Entre 2.500 et 5.000 roquettes auraient été lancées sur Israël en une journée. L’opération a été bien préparée. Ismaïl Haniyeh, chef du Hamas, a rencontré plusieurs fois Hassan Nasrallah, chef du Hezbollah, en terre libanaise. L’Iran joue la carte de l’islam politique et marginalise les Palestiniens de Ramallah qui ne sont pas d’accord avec le groupe armé Hamas qui tient Gaza.
L’Iran n’apparaît pas officiellement dans cette guerre. Mais sans ses finances, ses armes et ses plans, le Hamas n’aurait pas pu se lancer dans une attaque de cette envergure contre Israël en sachant pertinemment que chaque victime israélienne sera vengée en tuant une centaine de Palestiniens.
Mais le sort du peuple palestinien n’est pas la priorité du gouvernement des ayatollahs. Le Hamas sait également qu’il met en danger des familles entières quand il s’attaque à Israël.
L’intérêt pour le moment de l’Iran, c’est d’empêcher les éventuels accords entre l’Arabie Saoudite et Israël et ne pas avoir le rôle d’un faire-valoir des intérêts saoudiens dans les négociations entre Ryad, Washington et Tel-Aviv.
On voit mal, en ces jours de deuil et de chagrin, MBS déclarer sa reconnaissance de l’État hébreu. Cette attaque aux conséquences énormes est un message envoyé aux pays arabes et musulmans qui penseraient à une normalisation de leurs relations avec «l’ennemi». Les autres pays, comme le Maroc, le Soudan et les Émirats arabes unis, qui ont repris leurs relations avec Israël sont considérés comme des traîtres. Cela fait longtemps que le Maroc a rompu ses relations avec l’Iran, parce qu’il a découvert que ce pays entraînait les éléments du mouvement Polisario, que le régime algérien utilise pour contrer l’intégrité territoriale de notre pays. L’Algérie est une amie de l’Iran.
Dans cette guerre, le Maroc a appelé à la désescalade et a condamné les assassinats de civils, aussi bien parmi les populations israéliennes que palestiniennes.
Pour le moment, Israël traverse une grave crise. Ses services de renseignement n’ont rien vu venir. C’est un grand échec pour eux et une remise en question de leur efficacité légendaire.

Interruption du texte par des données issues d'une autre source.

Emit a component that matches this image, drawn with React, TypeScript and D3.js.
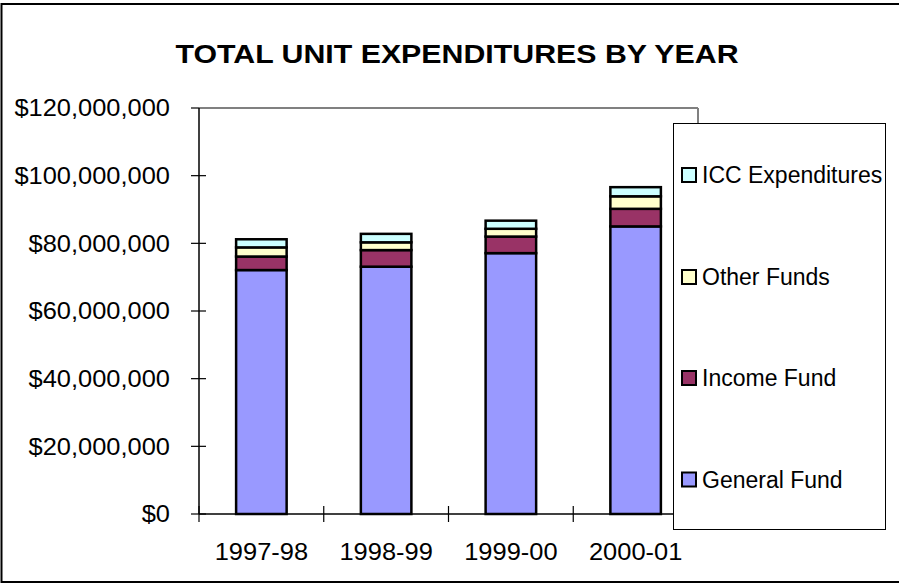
import React from "react";
import * as d3 from "d3";

const categories = ["1997-98", "1998-99", "1999-00", "2000-01"];
const seriesNames = ["General Fund", "Income Fund", "Other Funds", "ICC Expenditures"];
const generalFund = [72100000, 73100000, 77100000, 85000000];
const incomeFund = [4000000, 4900000, 4900000, 5200000];
const otherFunds = [2700000, 2300000, 2300000, 3700000];
const iccExpenditures = [2400000, 2500000, 2400000, 2700000];
const yTicks = [0, 20000000, 40000000, 60000000, 80000000, 100000000, 120000000];
const colors = ["#9999FF", "#993366", "#FFFFCC", "#CCFFFF"];

const W = 899, H = 584;
const left = 199, right = 698, top = 108, bottom = 514;

export default function App() {
  const x = d3.scaleBand().domain(categories).range([left, right]).paddingInner(0.595).paddingOuter(0.2975);
  const y = d3.scaleLinear().domain([0, 120000000]).range([bottom, top]);
  const rows = categories.map((c, i) => ({
    cat: c,
    "General Fund": generalFund[i],
    "Income Fund": incomeFund[i],
    "Other Funds": otherFunds[i],
    "ICC Expenditures": iccExpenditures[i],
  }));
  const stack = d3.stack<any>().keys(seriesNames)(rows);
  const fmt = (v: number) => "$" + d3.format(",")(v);
  const step = x.step();
  const font = "Arial, 'Liberation Sans', sans-serif";
  const legendY = [479.5, 378, 277, 175];
  const sx = 1.06;
  return (
    <svg width={W} height={H} style={{ position: "absolute", left: 0, top: 0 }}>
      <rect x={1.5} y={4} width={W + 10} height={578} fill="#fff" stroke="#000" strokeWidth={2} />
      <g transform="translate(457,63) scale(1.166,1)">
        <text x={0} y={0} textAnchor="middle" fontFamily={font} fontWeight="bold" fontSize={26}>
          TOTAL UNIT EXPENDITURES BY YEAR
        </text>
      </g>
      {/* plot border */}
      <line x1={left} x2={right} y1={top} y2={top} stroke="#808080" strokeWidth={2} />
      <line x1={right} x2={right} y1={top} y2={bottom} stroke="#808080" strokeWidth={2} />
      {/* bars */}
      {stack.map((s, si) =>
        s.map((d, i) => (
          <rect
            key={si + "-" + i}
            x={x(categories[i])!}
            y={y(d[1])}
            width={x.bandwidth()}
            height={y(d[0]) - y(d[1])}
            fill={colors[si]}
            stroke="#000"
            strokeWidth={2.5}
          />
        ))
      )}
      {/* y axis */}
      <line x1={left} x2={left} y1={top} y2={bottom} stroke="#000" strokeWidth={1.5} />
      {yTicks.map((t) => (
        <g key={t}>
          <line x1={left - 8} x2={t === 120000000 ? left : left + 7} y1={y(t)} y2={y(t)} stroke="#000" strokeWidth={1.2} />
          <g transform={`translate(170,${y(t)}) scale(${sx},1)`}>
            <text x={0} y={0} dy="0.35em" textAnchor="end" fontFamily={font} fontSize={24}>
              {fmt(t)}
            </text>
          </g>
        </g>
      ))}
      {/* x axis */}
      <line x1={left} x2={right} y1={bottom} y2={bottom} stroke="#000" strokeWidth={1.5} />
      {d3.range(categories.length + 1).map((i) => (
        <line key={i} x1={left + i * step} x2={left + i * step} y1={bottom - 8} y2={bottom + 8} stroke="#000" strokeWidth={1.2} />
      ))}
      {categories.map((c) => (
        <g key={c} transform={`translate(${x(c)! + x.bandwidth() / 2},560) scale(${sx},1)`}>
          <text x={0} y={0} textAnchor="middle" fontFamily={font} fontSize={24}>
            {c}
          </text>
        </g>
      ))}
      {/* legend */}
      <rect x={673.5} y={123.5} width={212} height={406} fill="#fff" stroke="#000" strokeWidth={1} />
      {seriesNames.map((n, i) => (
        <g key={n}>
          <rect x={682} y={legendY[i] - 7} width={14} height={14} fill={colors[i]} stroke="#000" strokeWidth={2} />
          <text x={702} y={legendY[i]} dy="0.35em" fontFamily={font} fontSize={23}>
            {n}
          </text>
        </g>
      ))}
    </svg>
  );
}
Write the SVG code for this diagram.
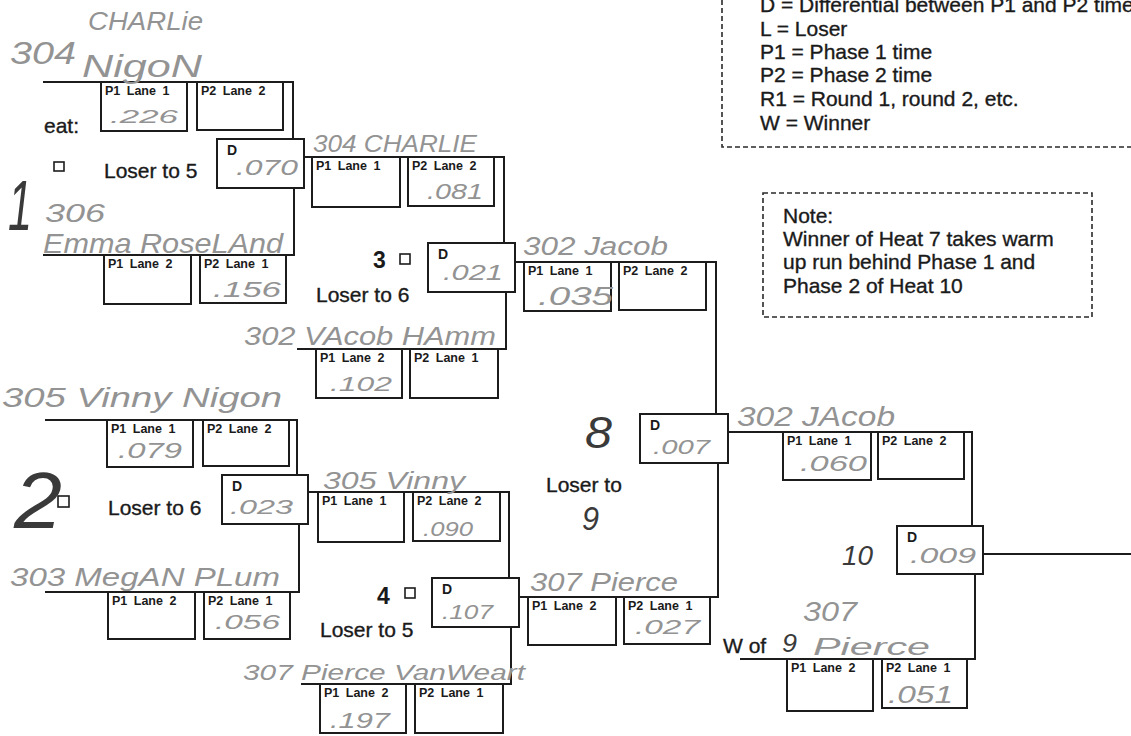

Netanyahu est de plus en plus contesté à cause de son projet de réforme du système judiciaire qui a divisé les Israéliens. Son gouvernement extrémiste et suprémaciste, qui tolère les humiliations des populations musulmanes et chrétiennes à Jérusalem, a malheureusement facilité la tâche aux ayatollahs.
Attaquer Gaza sera compliqué pour les forces israéliennes, dans la mesure où la centaine d’otages et de prisonniers sont éparpillés apparemment dans des familles. Bombarder pendant des jours et des jours ce territoire risque de tuer ces otages et ces prisonniers. C’est la première fois qu’Israël se trouve face à un tel dilemme. Israël pourrait faire du porte-à-porte en lançant une opération terrestre. La guerre deviendrait alors totale, avec un nombre considérable de victimes et de déportés palestiniens, et cela va ruiner l’élan de sympathie dont bénéficie Israël de la part de la communauté internationale et enflammer la rue arabe.
Tant que Gaza est entre les mains des islamistes du Hamas, la paix ne verra pas le jour. Ni les embargos ni les difficultés quotidiennes faites aux Palestiniens qui travaillent en Israël ne changeront la donne. Une guerre est ouverte, car Israël ne peut se permettre de ne pas venger ses morts, très nombreux.
Quant au peuple palestinien de Gaza, il résiste et subit les erreurs de ses dirigeants, lesquels obéissent d’une façon ou d’une autre à l’Iran qui a tant de comptes à régler dans la région.
Pour le moment, on compte, dans les deux camps, plus de mille morts et des milliers de blessés. Mais la guerre ne fait que commencer. Un jour, peut-être, le peuple palestinien arrêtera de confier son sort au Hamas totalement manipulé pour les intérêts iraniens, lesquels divergent avec ceux de la cause palestinienne.